[WHAT YOU WILL DO] Return, exactly as written, the run of lines that begins at the line containing "Recreate this image" and ends at the line containing "width=159pt, minimum height=180pt]". Nothing outside that run belongs in the answer.

— begin —

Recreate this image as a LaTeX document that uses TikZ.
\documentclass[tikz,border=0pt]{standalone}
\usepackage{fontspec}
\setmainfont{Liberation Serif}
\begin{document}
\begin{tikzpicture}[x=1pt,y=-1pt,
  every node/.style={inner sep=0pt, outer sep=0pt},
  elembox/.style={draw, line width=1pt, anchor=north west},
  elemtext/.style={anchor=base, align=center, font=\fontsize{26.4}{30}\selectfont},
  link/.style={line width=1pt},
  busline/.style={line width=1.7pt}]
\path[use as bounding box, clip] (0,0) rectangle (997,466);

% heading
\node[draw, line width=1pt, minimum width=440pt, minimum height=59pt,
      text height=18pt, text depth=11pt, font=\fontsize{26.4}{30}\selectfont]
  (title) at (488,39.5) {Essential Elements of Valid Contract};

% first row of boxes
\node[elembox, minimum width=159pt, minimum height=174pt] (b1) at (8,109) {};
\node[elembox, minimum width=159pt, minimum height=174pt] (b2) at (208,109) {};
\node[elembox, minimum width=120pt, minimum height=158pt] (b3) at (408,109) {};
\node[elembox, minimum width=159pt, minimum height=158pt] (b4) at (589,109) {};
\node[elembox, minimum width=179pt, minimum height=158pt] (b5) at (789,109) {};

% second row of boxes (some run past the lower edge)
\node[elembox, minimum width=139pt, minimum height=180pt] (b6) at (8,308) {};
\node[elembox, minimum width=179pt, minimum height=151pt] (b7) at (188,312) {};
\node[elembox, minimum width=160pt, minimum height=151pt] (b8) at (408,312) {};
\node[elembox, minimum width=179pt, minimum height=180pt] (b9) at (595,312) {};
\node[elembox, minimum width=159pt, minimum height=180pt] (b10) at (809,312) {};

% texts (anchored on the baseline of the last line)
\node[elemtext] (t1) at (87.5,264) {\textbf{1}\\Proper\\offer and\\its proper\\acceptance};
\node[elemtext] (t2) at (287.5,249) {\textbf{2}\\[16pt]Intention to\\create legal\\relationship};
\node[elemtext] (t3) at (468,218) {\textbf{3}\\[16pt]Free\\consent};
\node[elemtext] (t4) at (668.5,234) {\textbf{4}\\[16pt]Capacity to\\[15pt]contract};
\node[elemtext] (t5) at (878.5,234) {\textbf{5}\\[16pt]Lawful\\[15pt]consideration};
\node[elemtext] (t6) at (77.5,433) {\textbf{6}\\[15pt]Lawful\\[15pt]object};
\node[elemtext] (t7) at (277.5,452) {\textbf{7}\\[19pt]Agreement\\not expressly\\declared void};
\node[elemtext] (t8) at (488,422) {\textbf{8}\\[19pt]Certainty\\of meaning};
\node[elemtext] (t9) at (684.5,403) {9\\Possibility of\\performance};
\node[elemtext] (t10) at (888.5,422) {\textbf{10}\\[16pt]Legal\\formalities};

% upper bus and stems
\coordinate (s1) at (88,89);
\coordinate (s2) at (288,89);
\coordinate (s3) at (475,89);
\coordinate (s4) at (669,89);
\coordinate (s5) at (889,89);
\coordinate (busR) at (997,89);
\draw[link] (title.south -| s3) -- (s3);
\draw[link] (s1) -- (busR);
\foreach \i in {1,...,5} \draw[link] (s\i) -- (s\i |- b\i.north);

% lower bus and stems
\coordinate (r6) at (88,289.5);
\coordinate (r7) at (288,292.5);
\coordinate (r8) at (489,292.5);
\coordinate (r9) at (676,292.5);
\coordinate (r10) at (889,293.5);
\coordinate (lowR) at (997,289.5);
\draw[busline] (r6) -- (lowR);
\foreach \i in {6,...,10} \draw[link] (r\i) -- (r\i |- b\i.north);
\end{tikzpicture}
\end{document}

— end —
— begin —

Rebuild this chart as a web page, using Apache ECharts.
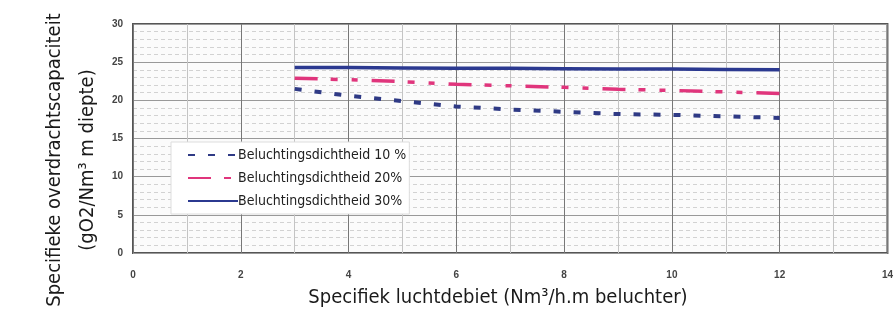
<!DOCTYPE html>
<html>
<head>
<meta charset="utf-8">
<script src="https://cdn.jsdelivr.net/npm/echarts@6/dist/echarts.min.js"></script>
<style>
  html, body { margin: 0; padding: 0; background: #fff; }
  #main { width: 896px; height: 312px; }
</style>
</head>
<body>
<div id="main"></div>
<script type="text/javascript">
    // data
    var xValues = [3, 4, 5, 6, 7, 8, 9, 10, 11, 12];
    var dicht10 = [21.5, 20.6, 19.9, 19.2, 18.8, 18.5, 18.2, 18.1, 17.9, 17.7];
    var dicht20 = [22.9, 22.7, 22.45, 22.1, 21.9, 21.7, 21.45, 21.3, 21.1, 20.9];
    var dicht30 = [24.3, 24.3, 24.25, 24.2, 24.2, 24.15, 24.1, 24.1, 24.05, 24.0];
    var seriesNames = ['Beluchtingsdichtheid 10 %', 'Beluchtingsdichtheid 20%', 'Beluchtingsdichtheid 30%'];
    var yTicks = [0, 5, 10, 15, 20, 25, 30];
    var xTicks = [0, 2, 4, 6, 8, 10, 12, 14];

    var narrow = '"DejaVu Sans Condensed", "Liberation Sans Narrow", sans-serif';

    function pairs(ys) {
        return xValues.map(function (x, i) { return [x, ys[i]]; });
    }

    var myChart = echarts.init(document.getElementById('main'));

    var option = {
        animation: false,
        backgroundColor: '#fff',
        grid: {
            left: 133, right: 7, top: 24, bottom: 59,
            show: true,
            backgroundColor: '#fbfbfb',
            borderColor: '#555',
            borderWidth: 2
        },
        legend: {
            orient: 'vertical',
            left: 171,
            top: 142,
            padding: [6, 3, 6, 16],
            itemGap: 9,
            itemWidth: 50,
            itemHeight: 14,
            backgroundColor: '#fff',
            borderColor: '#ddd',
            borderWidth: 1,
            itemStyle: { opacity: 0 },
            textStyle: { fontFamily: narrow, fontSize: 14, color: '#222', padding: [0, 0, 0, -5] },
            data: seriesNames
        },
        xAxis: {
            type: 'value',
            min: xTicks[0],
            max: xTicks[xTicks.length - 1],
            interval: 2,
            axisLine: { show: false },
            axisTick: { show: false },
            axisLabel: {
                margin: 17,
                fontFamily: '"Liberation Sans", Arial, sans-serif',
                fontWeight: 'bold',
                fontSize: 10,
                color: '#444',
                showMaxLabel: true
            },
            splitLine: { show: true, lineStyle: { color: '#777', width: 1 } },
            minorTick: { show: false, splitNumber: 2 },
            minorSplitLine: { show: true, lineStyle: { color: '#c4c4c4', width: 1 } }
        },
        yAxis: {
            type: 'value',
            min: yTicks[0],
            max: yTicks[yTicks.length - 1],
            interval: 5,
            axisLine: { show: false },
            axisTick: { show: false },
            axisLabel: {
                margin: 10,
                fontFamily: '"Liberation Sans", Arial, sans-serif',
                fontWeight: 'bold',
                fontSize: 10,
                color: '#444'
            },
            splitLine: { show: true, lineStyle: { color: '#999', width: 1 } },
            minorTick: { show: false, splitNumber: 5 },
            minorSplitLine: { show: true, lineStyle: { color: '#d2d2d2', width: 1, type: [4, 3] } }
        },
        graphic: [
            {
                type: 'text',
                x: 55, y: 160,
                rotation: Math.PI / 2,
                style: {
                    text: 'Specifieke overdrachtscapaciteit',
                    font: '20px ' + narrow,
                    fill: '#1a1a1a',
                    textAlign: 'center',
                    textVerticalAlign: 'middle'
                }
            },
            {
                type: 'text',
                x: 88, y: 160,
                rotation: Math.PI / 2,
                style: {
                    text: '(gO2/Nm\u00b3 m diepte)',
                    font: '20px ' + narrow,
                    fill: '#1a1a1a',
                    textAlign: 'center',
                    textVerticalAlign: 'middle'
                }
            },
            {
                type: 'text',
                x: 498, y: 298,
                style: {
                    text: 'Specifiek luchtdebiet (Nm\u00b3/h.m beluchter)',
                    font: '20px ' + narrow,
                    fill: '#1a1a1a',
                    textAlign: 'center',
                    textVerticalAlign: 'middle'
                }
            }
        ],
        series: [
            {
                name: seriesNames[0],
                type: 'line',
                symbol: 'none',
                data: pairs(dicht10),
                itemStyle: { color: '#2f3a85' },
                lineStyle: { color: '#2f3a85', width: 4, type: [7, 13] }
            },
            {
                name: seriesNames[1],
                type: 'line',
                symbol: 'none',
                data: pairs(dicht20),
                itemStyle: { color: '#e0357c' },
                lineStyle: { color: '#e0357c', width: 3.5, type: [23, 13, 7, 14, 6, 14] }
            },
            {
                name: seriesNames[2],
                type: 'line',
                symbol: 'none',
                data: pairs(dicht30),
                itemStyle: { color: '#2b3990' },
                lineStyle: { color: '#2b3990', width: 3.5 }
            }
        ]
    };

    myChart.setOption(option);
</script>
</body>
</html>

— end —
— begin —

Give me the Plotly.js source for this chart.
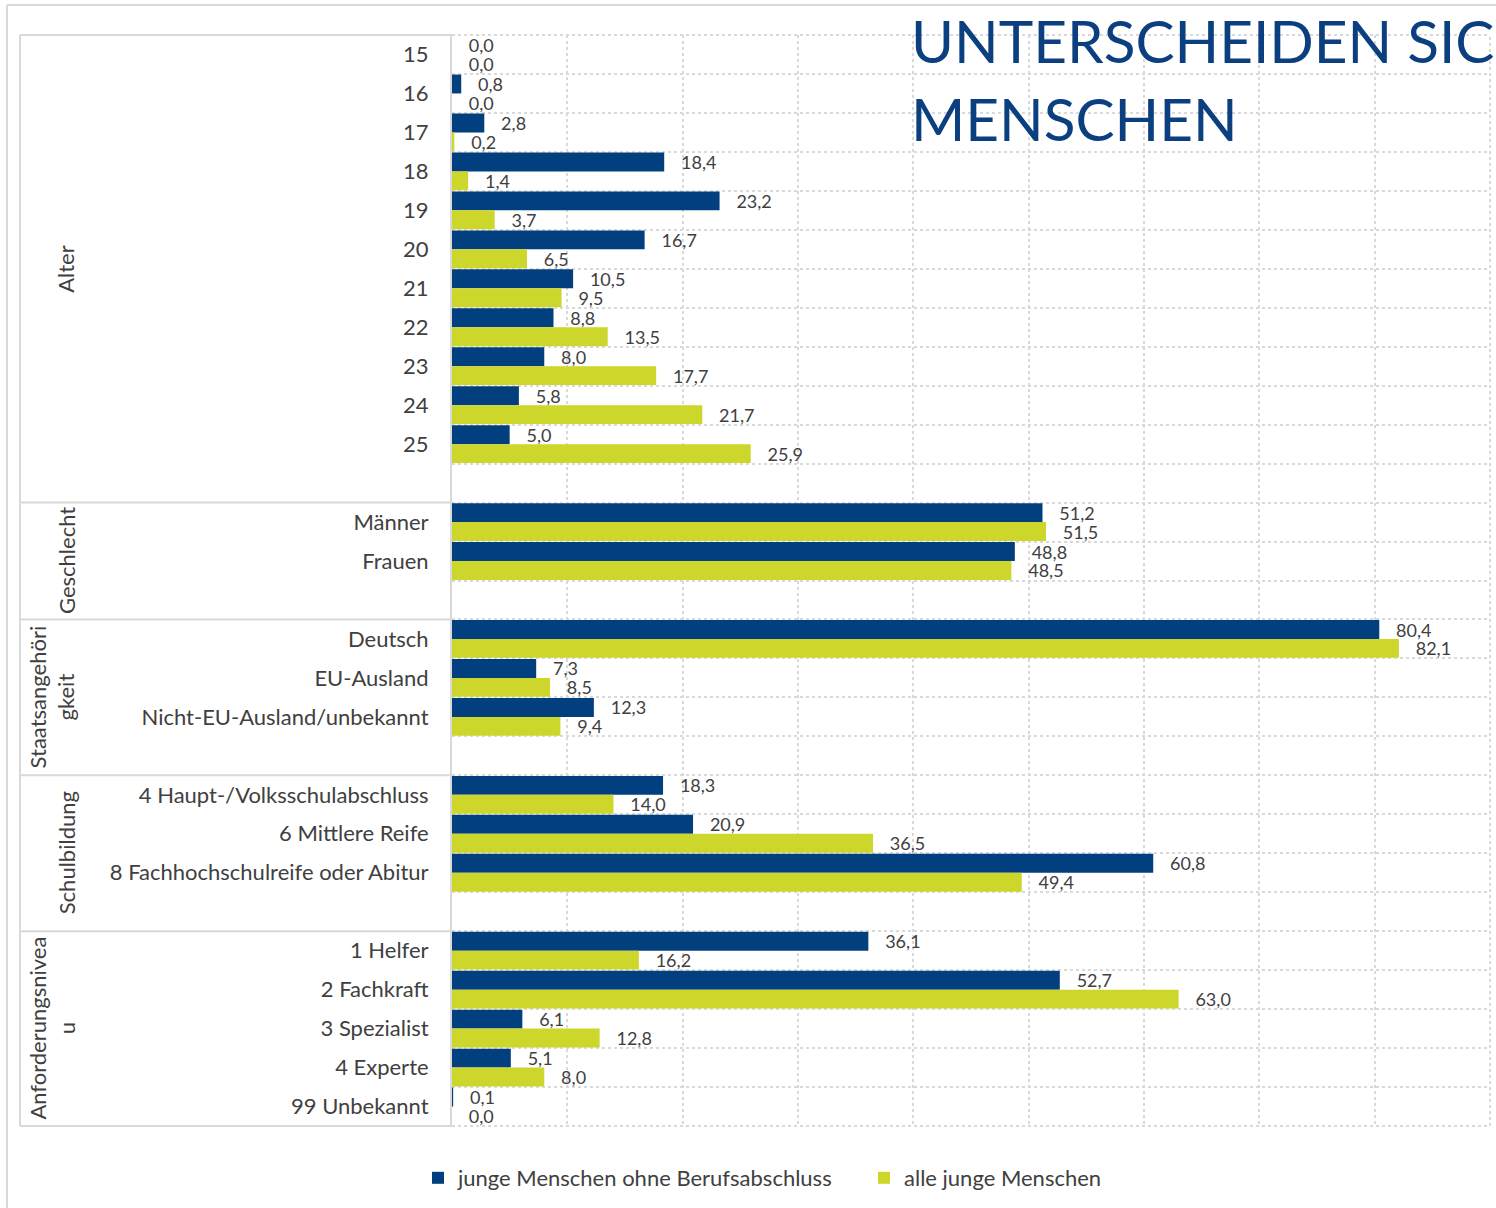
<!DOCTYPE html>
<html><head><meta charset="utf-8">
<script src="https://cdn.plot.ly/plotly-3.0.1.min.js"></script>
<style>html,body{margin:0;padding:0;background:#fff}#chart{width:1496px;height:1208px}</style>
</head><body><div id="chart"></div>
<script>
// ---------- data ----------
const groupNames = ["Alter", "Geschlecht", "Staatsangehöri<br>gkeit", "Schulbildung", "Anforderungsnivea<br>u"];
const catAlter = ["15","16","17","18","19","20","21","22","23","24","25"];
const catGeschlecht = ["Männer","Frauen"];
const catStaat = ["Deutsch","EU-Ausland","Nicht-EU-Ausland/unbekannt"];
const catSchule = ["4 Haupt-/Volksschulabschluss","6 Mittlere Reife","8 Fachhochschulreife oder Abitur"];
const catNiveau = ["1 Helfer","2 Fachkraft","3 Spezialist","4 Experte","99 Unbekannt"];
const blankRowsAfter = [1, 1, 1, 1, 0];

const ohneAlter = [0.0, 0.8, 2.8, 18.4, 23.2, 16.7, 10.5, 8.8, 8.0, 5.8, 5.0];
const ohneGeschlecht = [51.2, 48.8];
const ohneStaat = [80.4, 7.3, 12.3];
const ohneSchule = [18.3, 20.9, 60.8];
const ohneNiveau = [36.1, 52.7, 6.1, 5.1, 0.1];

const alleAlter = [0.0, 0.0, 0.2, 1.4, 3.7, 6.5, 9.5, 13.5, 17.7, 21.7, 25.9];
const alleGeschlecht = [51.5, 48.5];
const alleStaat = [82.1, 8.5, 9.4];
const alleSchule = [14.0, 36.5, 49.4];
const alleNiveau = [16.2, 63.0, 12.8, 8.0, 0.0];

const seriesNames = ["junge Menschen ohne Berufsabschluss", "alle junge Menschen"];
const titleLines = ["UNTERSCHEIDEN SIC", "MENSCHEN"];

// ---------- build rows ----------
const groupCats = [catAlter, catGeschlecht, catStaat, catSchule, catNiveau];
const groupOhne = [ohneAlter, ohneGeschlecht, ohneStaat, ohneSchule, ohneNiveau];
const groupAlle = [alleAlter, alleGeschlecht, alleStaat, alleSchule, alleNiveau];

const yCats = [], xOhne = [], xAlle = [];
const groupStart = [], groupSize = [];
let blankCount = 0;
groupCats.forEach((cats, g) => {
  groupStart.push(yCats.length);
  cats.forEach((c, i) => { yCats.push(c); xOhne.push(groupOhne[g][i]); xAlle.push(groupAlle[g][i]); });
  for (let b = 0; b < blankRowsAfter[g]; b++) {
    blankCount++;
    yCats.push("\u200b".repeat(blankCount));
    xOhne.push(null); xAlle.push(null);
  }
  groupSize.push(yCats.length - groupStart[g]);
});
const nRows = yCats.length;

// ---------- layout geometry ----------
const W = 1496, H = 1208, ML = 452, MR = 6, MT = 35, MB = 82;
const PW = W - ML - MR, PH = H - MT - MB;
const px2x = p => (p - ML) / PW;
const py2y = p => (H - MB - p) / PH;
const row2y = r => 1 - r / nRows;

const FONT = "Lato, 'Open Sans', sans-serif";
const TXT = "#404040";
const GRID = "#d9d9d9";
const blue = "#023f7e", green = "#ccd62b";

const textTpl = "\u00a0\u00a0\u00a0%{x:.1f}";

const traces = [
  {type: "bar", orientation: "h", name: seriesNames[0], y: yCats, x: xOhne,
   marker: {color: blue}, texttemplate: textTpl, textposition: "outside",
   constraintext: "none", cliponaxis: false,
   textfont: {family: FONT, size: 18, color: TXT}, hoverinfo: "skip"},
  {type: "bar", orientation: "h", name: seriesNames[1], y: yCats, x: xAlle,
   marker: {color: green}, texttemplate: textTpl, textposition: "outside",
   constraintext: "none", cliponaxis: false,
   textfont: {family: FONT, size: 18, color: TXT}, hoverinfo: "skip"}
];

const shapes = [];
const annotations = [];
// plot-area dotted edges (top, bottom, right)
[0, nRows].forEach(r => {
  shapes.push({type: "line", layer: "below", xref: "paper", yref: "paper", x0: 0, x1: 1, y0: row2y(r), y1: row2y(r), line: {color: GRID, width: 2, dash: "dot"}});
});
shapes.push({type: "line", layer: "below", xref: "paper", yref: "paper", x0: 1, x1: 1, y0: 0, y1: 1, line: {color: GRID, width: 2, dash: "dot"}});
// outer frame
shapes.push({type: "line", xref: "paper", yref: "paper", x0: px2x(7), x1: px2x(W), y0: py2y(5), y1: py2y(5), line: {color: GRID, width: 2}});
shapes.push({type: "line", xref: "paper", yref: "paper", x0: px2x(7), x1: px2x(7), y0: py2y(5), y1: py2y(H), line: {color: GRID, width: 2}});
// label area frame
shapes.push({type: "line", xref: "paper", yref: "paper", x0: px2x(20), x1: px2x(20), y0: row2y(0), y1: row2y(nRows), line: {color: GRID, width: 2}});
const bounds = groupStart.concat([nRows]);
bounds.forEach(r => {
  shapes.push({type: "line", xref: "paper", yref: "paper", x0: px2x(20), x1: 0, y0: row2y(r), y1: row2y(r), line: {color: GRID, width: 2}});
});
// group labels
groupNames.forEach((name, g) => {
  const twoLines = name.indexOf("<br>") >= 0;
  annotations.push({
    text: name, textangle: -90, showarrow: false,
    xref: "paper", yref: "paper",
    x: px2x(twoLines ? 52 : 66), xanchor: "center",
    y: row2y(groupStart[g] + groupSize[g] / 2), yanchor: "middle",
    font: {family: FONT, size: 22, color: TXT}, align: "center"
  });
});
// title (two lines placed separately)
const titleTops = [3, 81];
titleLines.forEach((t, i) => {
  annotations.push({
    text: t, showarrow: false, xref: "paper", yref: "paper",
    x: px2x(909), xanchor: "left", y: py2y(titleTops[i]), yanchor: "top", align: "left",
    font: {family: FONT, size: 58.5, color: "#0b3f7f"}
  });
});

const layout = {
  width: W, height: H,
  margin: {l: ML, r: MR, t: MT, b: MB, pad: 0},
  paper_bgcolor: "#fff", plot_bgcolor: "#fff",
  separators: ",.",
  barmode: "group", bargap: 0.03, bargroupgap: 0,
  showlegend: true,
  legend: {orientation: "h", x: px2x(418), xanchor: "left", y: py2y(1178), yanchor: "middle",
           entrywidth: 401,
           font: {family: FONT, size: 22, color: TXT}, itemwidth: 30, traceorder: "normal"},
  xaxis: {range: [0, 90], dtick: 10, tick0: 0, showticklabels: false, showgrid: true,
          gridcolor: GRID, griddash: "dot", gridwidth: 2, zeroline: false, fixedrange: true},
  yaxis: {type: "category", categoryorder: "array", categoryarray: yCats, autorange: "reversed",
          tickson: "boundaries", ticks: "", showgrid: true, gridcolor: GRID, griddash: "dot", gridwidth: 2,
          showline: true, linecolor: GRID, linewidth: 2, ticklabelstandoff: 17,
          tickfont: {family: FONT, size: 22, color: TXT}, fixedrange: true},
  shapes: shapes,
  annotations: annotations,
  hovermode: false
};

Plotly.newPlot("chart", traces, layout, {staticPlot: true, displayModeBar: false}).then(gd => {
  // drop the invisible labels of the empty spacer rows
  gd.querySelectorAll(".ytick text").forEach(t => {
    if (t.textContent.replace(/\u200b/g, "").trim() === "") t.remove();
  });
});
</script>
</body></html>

— end —

[SOLUTION FOR THIS PROBLEM]
Recreate this image as a LaTeX document that uses TikZ.
\documentclass[tikz,border=0pt]{standalone}
\usepackage{fontspec}
\setmainfont{Liberation Serif}
\begin{document}
\begin{tikzpicture}[x=1pt,y=-1pt,
  every node/.style={inner sep=0pt, outer sep=0pt},
  elembox/.style={draw, line width=1pt, anchor=north west},
  elemtext/.style={anchor=base, align=center, font=\fontsize{26.4}{30}\selectfont},
  link/.style={line width=1pt},
  busline/.style={line width=1.7pt}]
\path[use as bounding box, clip] (0,0) rectangle (997,466);

% heading
\node[draw, line width=1pt, minimum width=440pt, minimum height=59pt,
      text height=18pt, text depth=11pt, font=\fontsize{26.4}{30}\selectfont]
  (title) at (488,39.5) {Essential Elements of Valid Contract};

% first row of boxes
\node[elembox, minimum width=159pt, minimum height=174pt] (b1) at (8,109) {};
\node[elembox, minimum width=159pt, minimum height=174pt] (b2) at (208,109) {};
\node[elembox, minimum width=120pt, minimum height=158pt] (b3) at (408,109) {};
\node[elembox, minimum width=159pt, minimum height=158pt] (b4) at (589,109) {};
\node[elembox, minimum width=179pt, minimum height=158pt] (b5) at (789,109) {};

% second row of boxes (some run past the lower edge)
\node[elembox, minimum width=139pt, minimum height=180pt] (b6) at (8,308) {};
\node[elembox, minimum width=179pt, minimum height=151pt] (b7) at (188,312) {};
\node[elembox, minimum width=160pt, minimum height=151pt] (b8) at (408,312) {};
\node[elembox, minimum width=179pt, minimum height=180pt] (b9) at (595,312) {};
\node[elembox, minimum width=159pt, minimum height=180pt] (b10) at (809,312) {};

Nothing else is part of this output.